Information provided –
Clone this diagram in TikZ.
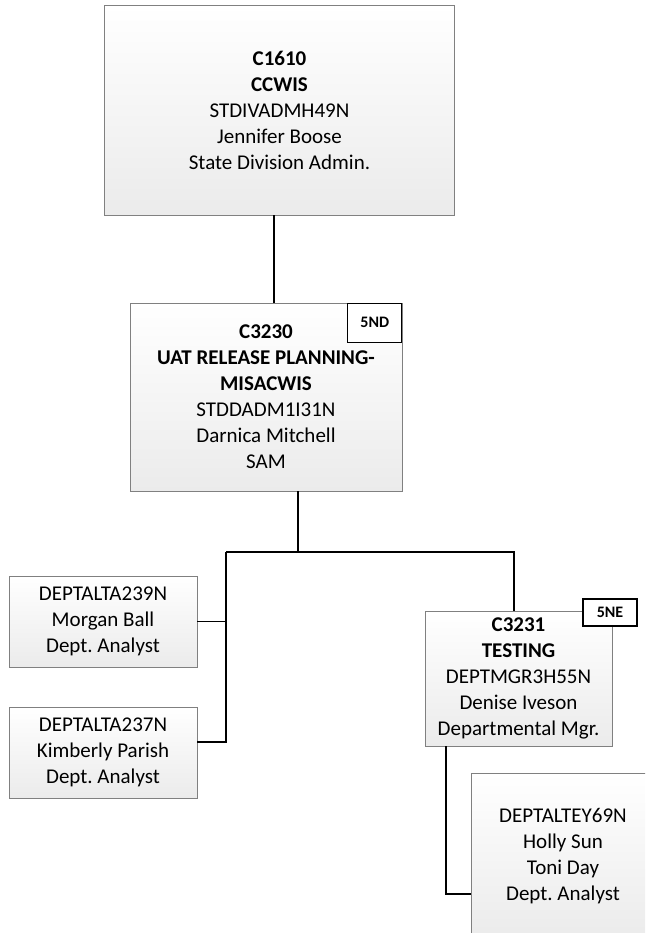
\documentclass[tikz,border=0pt]{standalone}
\usepackage{fontspec}
\setmainfont{Carlito}
\usetikzlibrary{positioning, calc}
\frenchspacing
\definecolor{boxline}{RGB}{128,128,128}
\definecolor{boxfade}{RGB}{235,235,235}

\tikzset{
  unitbox/.style={rectangle, draw=boxline, line width=0.9pt,
                  top color=white, bottom color=boxfade,
                  align=center, inner sep=0pt,
                  font=\fontsize{21}{26}\selectfont},
  badge/.style={rectangle, draw=black, line width=1.3pt, fill=white,
                inner sep=0pt, minimum width=54,
                font=\fontsize{16}{18}\selectfont\bfseries},
  link/.style={draw=black, line width=1.6pt},
}

\begin{document}
\begin{tikzpicture}[x=1pt, y=-1pt]
        \path[use as bounding box, clip] (0,0) rectangle (645,933);

        % division level
        \node[unitbox, minimum width=350, minimum height=210] (c1610) at (279.5,110)
          {\textbf{C1610}\\\textbf{CCWIS}\\STDIVADMH49N\\Jennifer Boose\\State Division Admin.};

        % section level
        \node[unitbox, minimum width=272, minimum height=188] (c3230) at (266,397)
          {\textbf{C3230}\\\textbf{UAT RELEASE PLANNING-}\\\textbf{MISACWIS}\\STDDADM1I31N\\Darnica Mitchell\\SAM};
        \node[badge, minimum height=39, anchor=north east] (nd) at (c3230.north east) {5ND};

        % analysts
        \node[unitbox, minimum width=188, minimum height=91] (alta239) at (103,621.5)
          {DEPTALTA239N\\Morgan Ball\\Dept. Analyst};
        \node[unitbox, minimum width=188, minimum height=91] (alta237) at (103,752.5)
          {DEPTALTA237N\\Kimberly Parish\\Dept. Analyst};

        % unit level
        \node[unitbox, minimum width=187, minimum height=135] (c3231) at (518.5,678.5)
          {\textbf{C3231}\\\textbf{TESTING}\\DEPTMGR3H55N\\Denise Iveson\\Departmental Mgr.};
        \node[badge, minimum height=27] (ne) at (610,612.5) {5NE};

        \node[unitbox, minimum width=184, minimum height=166] (altey69) at (563,856)
          {DEPTALTEY69N\\Holly Sun\\Toni Day\\Dept. Analyst};

        % connectors
        \coordinate (topdrop) at (274,0);
        \coordinate (split) at (298,552);
        \coordinate (leftbus) at (226,552);
        \coordinate (rightbus) at (514,552);
        \coordinate (kimtap) at (226,742);
        \coordinate (hollytap) at (446,894);

        \draw[link] (c1610.south -| topdrop) -- (c3230.north -| topdrop);
        \draw[link] (c3230.south -| split) -- (split);
        \draw[link] (leftbus) -- (rightbus) -- (c3231.north -| rightbus);
        \draw[link] (alta239.east) -- (alta239.east -| leftbus);
        \draw[link] (leftbus) -- (kimtap) -- (kimtap -| alta237.east);
        \draw[link] (c3231.south -| hollytap) -- (hollytap) -- (hollytap -| altey69.west);
      \end{tikzpicture}
\end{document}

Instruction – Up to and including the line with "(0,0) rectangle (645,933);", copy the data above from its first line. Skip pictures.

Exercise response –
Clone this diagram in TikZ.
\documentclass[tikz,border=0pt]{standalone}
\usepackage{fontspec}
\setmainfont{Carlito}
\usetikzlibrary{positioning, calc}
\frenchspacing
\definecolor{boxline}{RGB}{128,128,128}
\definecolor{boxfade}{RGB}{235,235,235}

\tikzset{
  unitbox/.style={rectangle, draw=boxline, line width=0.9pt,
                  top color=white, bottom color=boxfade,
                  align=center, inner sep=0pt,
                  font=\fontsize{21}{26}\selectfont},
  badge/.style={rectangle, draw=black, line width=1.3pt, fill=white,
                inner sep=0pt, minimum width=54,
                font=\fontsize{16}{18}\selectfont\bfseries},
  link/.style={draw=black, line width=1.6pt},
}

\begin{document}
\begin{tikzpicture}[x=1pt, y=-1pt]
        \path[use as bounding box, clip] (0,0) rectangle (645,933);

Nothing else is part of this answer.